### TASK STATEMENT:
Start at the line containing "Rebuild this chart", stop at the line containing "const yTicks = [90, 95, 100, 105, 110, 115, 120, 125];", and please reproduce every line in between, both ends included, without pictures.

### TASK MATERIAL:
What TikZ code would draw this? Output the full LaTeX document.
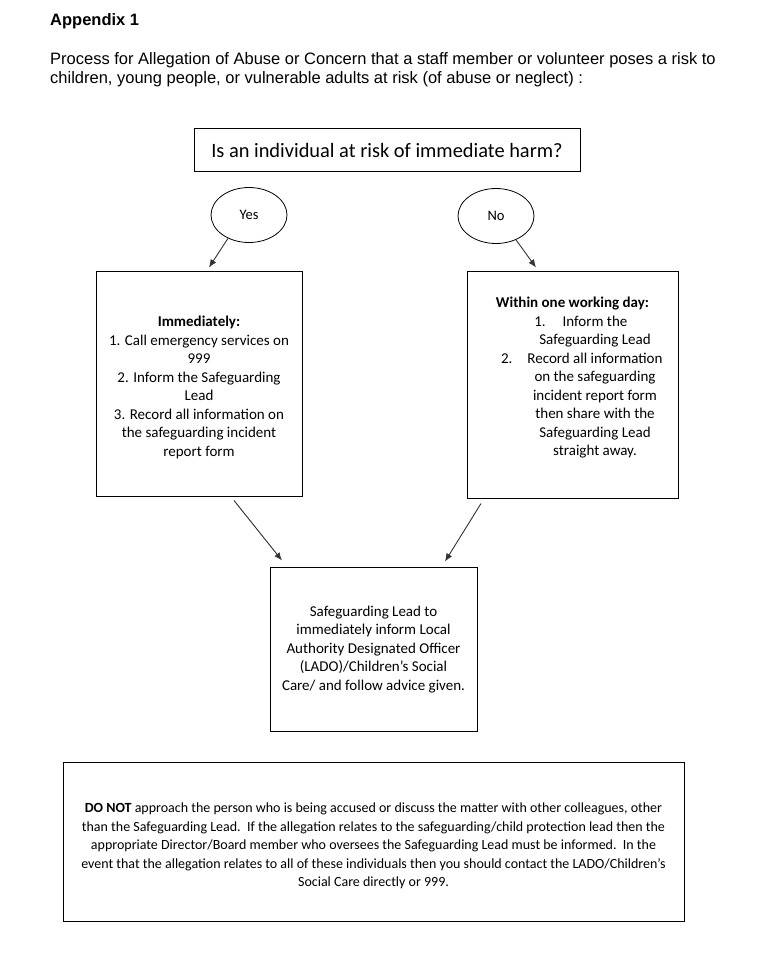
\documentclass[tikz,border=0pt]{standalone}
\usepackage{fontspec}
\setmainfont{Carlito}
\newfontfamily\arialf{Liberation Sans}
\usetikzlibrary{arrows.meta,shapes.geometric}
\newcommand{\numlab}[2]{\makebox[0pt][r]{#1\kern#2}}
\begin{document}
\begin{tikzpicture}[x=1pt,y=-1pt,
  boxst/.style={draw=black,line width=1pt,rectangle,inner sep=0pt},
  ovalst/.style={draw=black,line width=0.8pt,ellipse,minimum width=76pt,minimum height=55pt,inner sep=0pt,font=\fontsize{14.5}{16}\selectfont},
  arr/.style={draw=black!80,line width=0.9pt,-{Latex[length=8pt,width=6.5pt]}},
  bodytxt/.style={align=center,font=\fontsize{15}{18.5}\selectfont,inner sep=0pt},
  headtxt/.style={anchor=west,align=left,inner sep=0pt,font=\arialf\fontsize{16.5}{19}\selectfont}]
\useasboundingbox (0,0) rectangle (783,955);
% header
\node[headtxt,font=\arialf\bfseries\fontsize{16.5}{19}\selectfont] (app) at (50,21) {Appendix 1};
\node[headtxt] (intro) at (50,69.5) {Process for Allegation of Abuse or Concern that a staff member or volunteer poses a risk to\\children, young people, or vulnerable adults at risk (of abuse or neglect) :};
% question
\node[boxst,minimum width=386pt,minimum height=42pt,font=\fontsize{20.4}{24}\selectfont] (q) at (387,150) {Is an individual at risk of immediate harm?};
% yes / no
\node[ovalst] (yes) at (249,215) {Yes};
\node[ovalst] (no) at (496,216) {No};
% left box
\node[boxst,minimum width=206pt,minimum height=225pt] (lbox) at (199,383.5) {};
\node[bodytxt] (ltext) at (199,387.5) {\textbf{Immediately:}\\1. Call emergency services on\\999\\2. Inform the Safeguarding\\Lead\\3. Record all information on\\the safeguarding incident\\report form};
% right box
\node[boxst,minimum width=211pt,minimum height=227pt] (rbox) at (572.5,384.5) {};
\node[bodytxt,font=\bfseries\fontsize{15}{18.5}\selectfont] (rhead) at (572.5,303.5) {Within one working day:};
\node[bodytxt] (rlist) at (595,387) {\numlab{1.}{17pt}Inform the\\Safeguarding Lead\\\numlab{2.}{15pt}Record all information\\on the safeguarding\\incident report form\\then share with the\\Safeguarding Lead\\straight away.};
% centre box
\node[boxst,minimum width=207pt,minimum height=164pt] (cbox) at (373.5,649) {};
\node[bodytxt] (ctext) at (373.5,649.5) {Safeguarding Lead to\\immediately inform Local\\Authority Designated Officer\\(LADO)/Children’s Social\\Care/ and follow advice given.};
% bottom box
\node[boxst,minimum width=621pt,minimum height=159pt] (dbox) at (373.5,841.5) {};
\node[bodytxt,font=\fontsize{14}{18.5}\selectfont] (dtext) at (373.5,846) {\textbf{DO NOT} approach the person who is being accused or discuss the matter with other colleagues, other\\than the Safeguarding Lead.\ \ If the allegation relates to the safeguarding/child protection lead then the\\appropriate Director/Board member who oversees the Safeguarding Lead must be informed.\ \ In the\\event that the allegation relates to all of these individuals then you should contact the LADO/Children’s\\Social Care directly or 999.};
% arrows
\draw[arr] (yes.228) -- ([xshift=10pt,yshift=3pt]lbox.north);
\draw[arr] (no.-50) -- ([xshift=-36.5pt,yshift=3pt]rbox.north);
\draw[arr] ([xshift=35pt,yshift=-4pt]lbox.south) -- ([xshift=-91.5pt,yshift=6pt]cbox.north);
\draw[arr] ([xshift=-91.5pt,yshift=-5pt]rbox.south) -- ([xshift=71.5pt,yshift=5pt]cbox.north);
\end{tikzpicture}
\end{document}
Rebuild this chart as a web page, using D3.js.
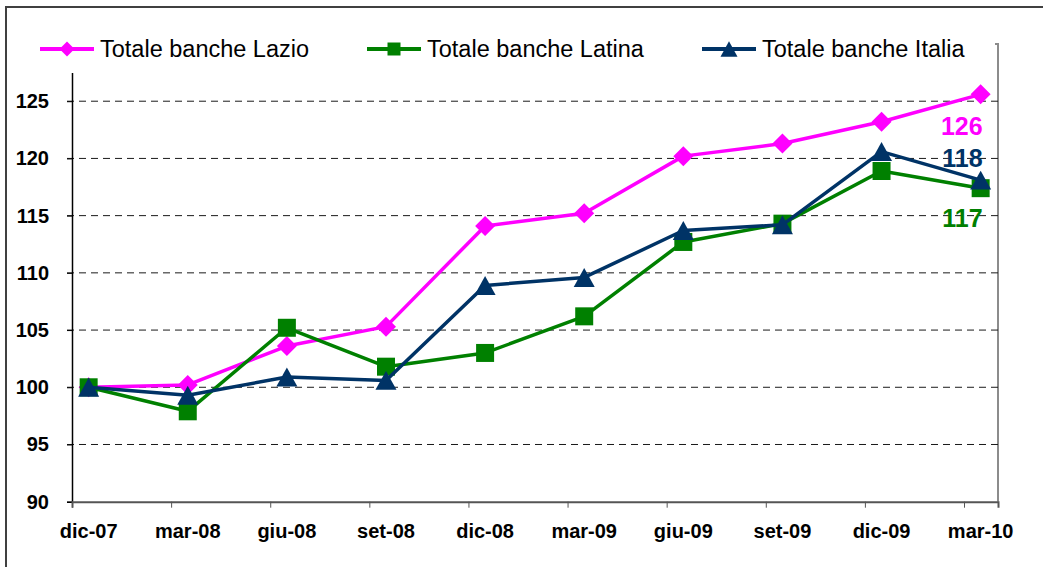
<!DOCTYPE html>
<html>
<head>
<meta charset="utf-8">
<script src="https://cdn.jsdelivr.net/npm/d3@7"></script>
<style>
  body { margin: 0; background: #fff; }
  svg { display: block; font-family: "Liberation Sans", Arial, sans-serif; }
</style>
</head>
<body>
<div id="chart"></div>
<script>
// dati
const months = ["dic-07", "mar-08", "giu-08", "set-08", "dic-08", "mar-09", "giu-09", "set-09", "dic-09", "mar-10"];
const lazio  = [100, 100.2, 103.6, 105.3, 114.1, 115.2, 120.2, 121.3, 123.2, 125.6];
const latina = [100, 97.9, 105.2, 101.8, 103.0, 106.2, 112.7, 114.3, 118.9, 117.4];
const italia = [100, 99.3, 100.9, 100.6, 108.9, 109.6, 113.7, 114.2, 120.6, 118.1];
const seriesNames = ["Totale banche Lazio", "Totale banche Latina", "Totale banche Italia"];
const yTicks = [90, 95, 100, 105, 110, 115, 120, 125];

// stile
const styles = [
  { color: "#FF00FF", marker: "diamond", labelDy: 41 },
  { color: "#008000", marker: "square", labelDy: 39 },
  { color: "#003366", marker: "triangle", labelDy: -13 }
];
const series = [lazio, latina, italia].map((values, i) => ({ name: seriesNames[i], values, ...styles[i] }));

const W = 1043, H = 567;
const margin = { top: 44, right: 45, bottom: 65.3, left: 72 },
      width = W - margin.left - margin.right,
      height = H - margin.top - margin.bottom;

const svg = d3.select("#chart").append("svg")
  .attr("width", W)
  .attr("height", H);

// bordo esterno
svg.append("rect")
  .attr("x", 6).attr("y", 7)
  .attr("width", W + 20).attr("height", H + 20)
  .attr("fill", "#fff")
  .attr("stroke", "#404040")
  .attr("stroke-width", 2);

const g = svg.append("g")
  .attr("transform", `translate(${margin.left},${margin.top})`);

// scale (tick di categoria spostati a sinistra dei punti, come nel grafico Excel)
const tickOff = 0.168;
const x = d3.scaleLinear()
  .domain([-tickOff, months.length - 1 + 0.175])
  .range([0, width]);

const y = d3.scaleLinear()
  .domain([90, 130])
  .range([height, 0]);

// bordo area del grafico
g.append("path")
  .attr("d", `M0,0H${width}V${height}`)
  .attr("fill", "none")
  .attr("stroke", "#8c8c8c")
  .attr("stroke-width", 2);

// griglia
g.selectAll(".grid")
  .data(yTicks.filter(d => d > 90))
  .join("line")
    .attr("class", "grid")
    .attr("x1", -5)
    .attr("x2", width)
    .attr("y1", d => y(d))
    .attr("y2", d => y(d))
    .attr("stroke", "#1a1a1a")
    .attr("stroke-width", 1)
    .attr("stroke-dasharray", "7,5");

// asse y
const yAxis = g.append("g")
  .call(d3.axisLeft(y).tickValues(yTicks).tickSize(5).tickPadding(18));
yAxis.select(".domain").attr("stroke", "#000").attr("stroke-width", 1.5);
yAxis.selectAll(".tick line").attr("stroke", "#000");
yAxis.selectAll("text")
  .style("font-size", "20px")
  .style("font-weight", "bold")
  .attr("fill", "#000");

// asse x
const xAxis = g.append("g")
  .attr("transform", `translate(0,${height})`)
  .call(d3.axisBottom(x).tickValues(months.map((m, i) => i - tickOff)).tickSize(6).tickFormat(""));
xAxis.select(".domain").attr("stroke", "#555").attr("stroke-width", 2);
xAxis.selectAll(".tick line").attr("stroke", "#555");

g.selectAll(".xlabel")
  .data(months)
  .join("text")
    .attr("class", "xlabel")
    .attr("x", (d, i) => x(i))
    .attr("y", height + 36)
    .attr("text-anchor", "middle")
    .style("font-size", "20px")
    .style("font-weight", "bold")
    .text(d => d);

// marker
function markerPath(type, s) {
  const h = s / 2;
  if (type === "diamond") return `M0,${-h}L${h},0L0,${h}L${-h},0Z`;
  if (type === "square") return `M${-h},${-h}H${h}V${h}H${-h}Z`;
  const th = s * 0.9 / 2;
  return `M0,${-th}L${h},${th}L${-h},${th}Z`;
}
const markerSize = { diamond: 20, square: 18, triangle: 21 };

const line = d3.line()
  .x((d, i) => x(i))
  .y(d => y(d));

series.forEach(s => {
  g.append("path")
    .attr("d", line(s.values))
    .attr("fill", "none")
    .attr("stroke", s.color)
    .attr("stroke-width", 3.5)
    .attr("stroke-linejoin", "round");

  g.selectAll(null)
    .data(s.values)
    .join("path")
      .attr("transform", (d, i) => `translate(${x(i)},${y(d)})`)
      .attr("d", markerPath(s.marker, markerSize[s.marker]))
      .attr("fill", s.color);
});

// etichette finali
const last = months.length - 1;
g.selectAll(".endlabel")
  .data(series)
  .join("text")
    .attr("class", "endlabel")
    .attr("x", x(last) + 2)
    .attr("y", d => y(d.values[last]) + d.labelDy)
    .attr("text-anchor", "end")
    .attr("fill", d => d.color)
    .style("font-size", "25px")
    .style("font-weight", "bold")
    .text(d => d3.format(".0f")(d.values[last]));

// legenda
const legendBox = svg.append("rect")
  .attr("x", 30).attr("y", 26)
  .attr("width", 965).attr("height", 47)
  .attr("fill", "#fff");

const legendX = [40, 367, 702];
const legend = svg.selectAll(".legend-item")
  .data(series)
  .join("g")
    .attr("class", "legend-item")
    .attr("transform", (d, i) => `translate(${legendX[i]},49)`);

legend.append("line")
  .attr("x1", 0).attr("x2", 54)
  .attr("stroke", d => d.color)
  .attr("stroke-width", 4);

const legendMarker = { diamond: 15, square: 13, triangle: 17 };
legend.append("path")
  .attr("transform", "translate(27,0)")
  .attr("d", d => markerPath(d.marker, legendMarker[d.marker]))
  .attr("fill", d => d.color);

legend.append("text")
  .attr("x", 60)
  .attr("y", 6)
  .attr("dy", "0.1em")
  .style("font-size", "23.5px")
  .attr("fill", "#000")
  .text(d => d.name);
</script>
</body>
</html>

### FULL RESPONSE:
Rebuild this chart as a web page, using D3.js.
<!DOCTYPE html>
<html>
<head>
<meta charset="utf-8">
<script src="https://cdn.jsdelivr.net/npm/d3@7"></script>
<style>
  body { margin: 0; background: #fff; }
  svg { display: block; font-family: "Liberation Sans", Arial, sans-serif; }
</style>
</head>
<body>
<div id="chart"></div>
<script>
// dati
const months = ["dic-07", "mar-08", "giu-08", "set-08", "dic-08", "mar-09", "giu-09", "set-09", "dic-09", "mar-10"];
const lazio  = [100, 100.2, 103.6, 105.3, 114.1, 115.2, 120.2, 121.3, 123.2, 125.6];
const latina = [100, 97.9, 105.2, 101.8, 103.0, 106.2, 112.7, 114.3, 118.9, 117.4];
const italia = [100, 99.3, 100.9, 100.6, 108.9, 109.6, 113.7, 114.2, 120.6, 118.1];
const seriesNames = ["Totale banche Lazio", "Totale banche Latina", "Totale banche Italia"];
const yTicks = [90, 95, 100, 105, 110, 115, 120, 125];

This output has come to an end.